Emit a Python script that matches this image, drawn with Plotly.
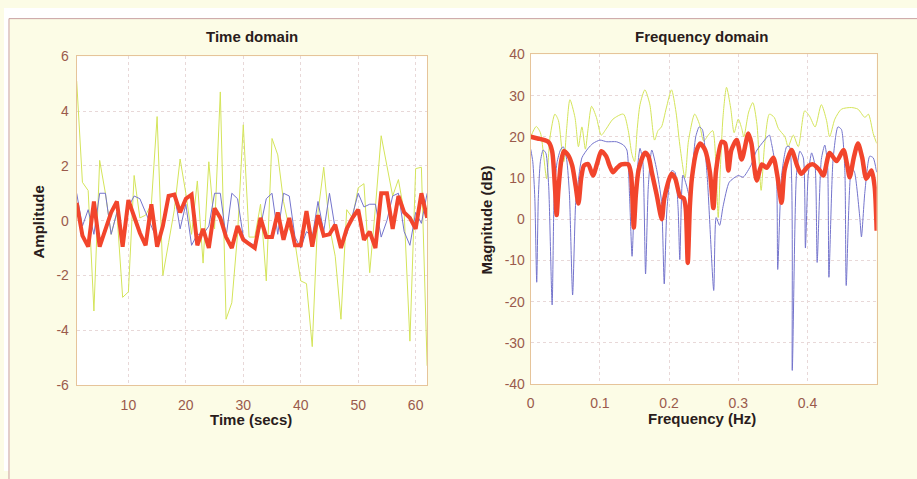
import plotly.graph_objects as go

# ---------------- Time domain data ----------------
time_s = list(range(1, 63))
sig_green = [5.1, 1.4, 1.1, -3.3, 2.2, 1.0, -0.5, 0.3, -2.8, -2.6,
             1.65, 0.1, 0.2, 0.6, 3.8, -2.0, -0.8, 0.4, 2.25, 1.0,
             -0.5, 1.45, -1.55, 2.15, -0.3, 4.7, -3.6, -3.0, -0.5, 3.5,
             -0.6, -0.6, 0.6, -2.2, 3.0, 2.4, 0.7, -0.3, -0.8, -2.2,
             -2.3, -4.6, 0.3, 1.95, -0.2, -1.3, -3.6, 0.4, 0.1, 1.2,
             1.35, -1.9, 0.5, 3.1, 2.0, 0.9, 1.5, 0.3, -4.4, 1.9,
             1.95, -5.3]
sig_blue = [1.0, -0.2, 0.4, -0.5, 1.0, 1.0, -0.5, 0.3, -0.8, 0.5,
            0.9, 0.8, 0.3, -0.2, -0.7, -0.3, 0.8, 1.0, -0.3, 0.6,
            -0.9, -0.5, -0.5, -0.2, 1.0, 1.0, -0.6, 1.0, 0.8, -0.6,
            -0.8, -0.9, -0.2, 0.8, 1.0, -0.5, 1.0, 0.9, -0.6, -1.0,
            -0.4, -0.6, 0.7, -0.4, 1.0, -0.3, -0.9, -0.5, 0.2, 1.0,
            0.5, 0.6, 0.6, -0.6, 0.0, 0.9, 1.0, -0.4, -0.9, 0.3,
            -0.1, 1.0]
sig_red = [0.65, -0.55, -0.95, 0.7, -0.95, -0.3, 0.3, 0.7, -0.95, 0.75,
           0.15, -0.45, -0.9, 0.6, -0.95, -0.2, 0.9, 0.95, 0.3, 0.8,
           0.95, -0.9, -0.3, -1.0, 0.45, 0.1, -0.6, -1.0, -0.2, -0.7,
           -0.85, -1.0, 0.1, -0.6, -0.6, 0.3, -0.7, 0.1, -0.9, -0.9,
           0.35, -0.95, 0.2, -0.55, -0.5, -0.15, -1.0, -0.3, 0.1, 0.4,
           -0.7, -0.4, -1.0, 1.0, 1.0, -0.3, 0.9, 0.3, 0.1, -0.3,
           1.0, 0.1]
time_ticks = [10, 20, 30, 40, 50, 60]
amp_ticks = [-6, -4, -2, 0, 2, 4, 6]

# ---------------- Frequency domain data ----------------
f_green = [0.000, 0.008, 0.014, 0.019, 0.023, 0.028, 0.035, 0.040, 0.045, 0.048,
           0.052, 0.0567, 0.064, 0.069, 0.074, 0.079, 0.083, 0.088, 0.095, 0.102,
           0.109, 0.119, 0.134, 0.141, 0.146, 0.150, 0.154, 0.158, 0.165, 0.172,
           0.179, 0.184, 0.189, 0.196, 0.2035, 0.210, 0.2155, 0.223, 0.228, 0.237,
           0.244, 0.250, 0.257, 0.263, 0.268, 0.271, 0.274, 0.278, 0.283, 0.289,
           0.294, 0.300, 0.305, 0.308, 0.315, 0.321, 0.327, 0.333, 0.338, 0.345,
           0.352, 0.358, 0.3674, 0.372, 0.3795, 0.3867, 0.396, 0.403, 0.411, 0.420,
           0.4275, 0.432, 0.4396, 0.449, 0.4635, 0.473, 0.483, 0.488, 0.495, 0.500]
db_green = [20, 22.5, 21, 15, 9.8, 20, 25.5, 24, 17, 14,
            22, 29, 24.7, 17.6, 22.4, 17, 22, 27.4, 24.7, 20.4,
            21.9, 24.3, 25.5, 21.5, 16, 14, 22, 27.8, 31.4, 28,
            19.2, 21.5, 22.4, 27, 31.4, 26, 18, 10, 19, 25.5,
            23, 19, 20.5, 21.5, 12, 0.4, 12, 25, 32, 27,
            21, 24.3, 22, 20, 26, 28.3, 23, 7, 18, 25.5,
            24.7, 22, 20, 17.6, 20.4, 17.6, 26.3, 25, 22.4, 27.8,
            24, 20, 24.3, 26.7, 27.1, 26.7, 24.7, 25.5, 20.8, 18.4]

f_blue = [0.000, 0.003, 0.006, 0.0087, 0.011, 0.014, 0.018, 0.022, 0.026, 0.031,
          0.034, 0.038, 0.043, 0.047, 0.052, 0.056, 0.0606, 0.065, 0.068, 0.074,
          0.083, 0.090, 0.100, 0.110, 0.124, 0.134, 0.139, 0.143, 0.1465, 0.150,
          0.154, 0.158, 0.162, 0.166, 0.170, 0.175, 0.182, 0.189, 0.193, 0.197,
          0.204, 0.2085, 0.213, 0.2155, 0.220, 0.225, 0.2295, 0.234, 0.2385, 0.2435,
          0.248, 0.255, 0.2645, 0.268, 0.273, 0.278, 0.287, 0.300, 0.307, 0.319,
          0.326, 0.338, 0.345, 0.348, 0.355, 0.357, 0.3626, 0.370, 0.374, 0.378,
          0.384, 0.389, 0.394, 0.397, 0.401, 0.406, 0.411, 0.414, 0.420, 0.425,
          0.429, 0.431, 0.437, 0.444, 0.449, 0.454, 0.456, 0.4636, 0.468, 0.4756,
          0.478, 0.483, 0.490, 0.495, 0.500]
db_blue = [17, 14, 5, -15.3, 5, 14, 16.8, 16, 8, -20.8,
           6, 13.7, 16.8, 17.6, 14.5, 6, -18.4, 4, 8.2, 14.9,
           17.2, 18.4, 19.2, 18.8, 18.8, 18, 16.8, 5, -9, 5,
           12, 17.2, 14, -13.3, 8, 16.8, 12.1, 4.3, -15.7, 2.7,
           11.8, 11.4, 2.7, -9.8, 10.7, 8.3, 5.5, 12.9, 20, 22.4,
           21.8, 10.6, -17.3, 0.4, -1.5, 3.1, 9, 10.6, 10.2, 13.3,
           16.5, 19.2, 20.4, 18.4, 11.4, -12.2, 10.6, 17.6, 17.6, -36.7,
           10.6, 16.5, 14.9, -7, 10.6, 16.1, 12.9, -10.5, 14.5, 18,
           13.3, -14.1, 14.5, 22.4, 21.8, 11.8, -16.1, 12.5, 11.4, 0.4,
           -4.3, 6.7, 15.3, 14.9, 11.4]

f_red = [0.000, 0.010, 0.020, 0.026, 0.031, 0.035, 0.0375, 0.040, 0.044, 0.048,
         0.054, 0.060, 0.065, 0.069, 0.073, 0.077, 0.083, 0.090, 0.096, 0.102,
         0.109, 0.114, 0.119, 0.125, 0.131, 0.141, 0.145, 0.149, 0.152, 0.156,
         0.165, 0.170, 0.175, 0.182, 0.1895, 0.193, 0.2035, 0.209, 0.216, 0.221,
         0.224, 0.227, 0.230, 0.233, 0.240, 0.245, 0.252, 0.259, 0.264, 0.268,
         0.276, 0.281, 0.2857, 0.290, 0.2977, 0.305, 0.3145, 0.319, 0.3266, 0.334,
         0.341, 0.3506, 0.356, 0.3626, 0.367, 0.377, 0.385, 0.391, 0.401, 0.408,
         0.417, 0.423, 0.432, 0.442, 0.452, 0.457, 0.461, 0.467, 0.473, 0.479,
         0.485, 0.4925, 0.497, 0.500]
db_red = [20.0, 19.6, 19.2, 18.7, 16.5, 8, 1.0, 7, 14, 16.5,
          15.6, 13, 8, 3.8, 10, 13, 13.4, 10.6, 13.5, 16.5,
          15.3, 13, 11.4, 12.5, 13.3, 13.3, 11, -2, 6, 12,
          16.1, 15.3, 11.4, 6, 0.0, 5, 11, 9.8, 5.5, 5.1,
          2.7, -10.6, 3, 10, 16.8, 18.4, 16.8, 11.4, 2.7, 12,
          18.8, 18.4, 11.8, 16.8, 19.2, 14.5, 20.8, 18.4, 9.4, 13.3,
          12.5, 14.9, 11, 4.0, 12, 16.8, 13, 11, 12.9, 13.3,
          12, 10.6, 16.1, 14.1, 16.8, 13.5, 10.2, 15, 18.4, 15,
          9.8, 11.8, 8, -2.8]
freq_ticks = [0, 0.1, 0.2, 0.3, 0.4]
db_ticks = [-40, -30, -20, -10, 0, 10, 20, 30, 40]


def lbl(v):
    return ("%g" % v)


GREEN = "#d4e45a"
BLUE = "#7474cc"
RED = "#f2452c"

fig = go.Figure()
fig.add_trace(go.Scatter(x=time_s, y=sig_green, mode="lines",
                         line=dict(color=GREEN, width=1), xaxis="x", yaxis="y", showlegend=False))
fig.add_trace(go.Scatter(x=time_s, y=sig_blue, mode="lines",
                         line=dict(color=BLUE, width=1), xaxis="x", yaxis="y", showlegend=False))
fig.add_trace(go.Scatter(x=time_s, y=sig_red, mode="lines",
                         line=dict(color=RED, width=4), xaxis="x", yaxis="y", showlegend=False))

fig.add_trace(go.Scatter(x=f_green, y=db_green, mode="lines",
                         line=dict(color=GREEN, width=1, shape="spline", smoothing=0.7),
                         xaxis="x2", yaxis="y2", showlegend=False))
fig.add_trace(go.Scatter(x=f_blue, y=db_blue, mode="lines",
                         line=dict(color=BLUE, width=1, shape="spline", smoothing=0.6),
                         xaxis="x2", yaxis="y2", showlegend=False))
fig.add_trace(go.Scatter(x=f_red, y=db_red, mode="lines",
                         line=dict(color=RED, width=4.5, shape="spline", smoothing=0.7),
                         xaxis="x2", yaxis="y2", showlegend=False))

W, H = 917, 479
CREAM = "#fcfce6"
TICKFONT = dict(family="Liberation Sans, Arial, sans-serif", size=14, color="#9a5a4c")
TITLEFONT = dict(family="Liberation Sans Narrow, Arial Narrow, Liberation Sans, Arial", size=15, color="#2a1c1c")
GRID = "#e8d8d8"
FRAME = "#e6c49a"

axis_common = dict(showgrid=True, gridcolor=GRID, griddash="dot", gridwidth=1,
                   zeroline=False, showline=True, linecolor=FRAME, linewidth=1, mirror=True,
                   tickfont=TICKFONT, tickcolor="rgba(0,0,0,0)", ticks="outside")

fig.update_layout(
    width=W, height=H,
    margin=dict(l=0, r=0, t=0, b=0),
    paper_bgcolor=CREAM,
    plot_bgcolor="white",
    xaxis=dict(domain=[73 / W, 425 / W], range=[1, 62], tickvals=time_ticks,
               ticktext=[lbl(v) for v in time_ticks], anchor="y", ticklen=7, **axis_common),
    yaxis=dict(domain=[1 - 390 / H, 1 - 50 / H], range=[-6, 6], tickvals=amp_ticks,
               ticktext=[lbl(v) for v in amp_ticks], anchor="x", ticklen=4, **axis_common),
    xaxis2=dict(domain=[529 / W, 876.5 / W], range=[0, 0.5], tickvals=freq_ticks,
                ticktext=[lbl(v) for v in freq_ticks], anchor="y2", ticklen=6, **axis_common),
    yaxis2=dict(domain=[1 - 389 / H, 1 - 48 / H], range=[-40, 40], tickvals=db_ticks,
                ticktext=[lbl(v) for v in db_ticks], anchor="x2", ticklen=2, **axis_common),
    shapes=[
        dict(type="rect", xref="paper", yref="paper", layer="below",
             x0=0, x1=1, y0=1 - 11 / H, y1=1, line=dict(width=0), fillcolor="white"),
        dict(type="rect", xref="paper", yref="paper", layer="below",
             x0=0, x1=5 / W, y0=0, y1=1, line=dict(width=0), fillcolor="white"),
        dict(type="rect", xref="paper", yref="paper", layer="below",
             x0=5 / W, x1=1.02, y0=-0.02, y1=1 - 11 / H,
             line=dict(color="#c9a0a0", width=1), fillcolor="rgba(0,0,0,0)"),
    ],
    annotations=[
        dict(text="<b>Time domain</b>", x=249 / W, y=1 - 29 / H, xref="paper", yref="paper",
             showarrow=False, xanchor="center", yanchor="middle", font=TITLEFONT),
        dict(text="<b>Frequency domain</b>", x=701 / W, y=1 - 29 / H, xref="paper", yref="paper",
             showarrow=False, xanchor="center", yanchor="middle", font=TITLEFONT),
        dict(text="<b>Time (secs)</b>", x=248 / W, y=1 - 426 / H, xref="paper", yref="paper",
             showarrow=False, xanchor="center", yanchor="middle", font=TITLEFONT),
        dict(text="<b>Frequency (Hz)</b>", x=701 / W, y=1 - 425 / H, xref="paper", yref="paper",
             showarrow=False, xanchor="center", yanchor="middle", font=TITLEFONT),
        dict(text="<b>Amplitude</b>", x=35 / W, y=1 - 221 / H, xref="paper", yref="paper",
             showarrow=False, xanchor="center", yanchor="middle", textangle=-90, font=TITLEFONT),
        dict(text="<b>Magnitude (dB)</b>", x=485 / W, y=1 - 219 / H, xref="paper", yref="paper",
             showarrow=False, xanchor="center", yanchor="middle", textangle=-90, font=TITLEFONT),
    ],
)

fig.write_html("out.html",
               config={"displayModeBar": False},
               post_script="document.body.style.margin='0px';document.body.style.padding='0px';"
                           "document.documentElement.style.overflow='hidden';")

● ● ●

• _Exercise_
From the first line of the material down to the line containing "amp_ticks = [-6, -4, -2, 0, 2, 4, 6]", inclusive, return each line exactly, skipping any picture.

• _Written response_
Emit a Python script that matches this image, drawn with Plotly.
import plotly.graph_objects as go

# ---------------- Time domain data ----------------
time_s = list(range(1, 63))
sig_green = [5.1, 1.4, 1.1, -3.3, 2.2, 1.0, -0.5, 0.3, -2.8, -2.6,
             1.65, 0.1, 0.2, 0.6, 3.8, -2.0, -0.8, 0.4, 2.25, 1.0,
             -0.5, 1.45, -1.55, 2.15, -0.3, 4.7, -3.6, -3.0, -0.5, 3.5,
             -0.6, -0.6, 0.6, -2.2, 3.0, 2.4, 0.7, -0.3, -0.8, -2.2,
             -2.3, -4.6, 0.3, 1.95, -0.2, -1.3, -3.6, 0.4, 0.1, 1.2,
             1.35, -1.9, 0.5, 3.1, 2.0, 0.9, 1.5, 0.3, -4.4, 1.9,
             1.95, -5.3]
sig_blue = [1.0, -0.2, 0.4, -0.5, 1.0, 1.0, -0.5, 0.3, -0.8, 0.5,
            0.9, 0.8, 0.3, -0.2, -0.7, -0.3, 0.8, 1.0, -0.3, 0.6,
            -0.9, -0.5, -0.5, -0.2, 1.0, 1.0, -0.6, 1.0, 0.8, -0.6,
            -0.8, -0.9, -0.2, 0.8, 1.0, -0.5, 1.0, 0.9, -0.6, -1.0,
            -0.4, -0.6, 0.7, -0.4, 1.0, -0.3, -0.9, -0.5, 0.2, 1.0,
            0.5, 0.6, 0.6, -0.6, 0.0, 0.9, 1.0, -0.4, -0.9, 0.3,
            -0.1, 1.0]
sig_red = [0.65, -0.55, -0.95, 0.7, -0.95, -0.3, 0.3, 0.7, -0.95, 0.75,
           0.15, -0.45, -0.9, 0.6, -0.95, -0.2, 0.9, 0.95, 0.3, 0.8,
           0.95, -0.9, -0.3, -1.0, 0.45, 0.1, -0.6, -1.0, -0.2, -0.7,
           -0.85, -1.0, 0.1, -0.6, -0.6, 0.3, -0.7, 0.1, -0.9, -0.9,
           0.35, -0.95, 0.2, -0.55, -0.5, -0.15, -1.0, -0.3, 0.1, 0.4,
           -0.7, -0.4, -1.0, 1.0, 1.0, -0.3, 0.9, 0.3, 0.1, -0.3,
           1.0, 0.1]
time_ticks = [10, 20, 30, 40, 50, 60]
amp_ticks = [-6, -4, -2, 0, 2, 4, 6]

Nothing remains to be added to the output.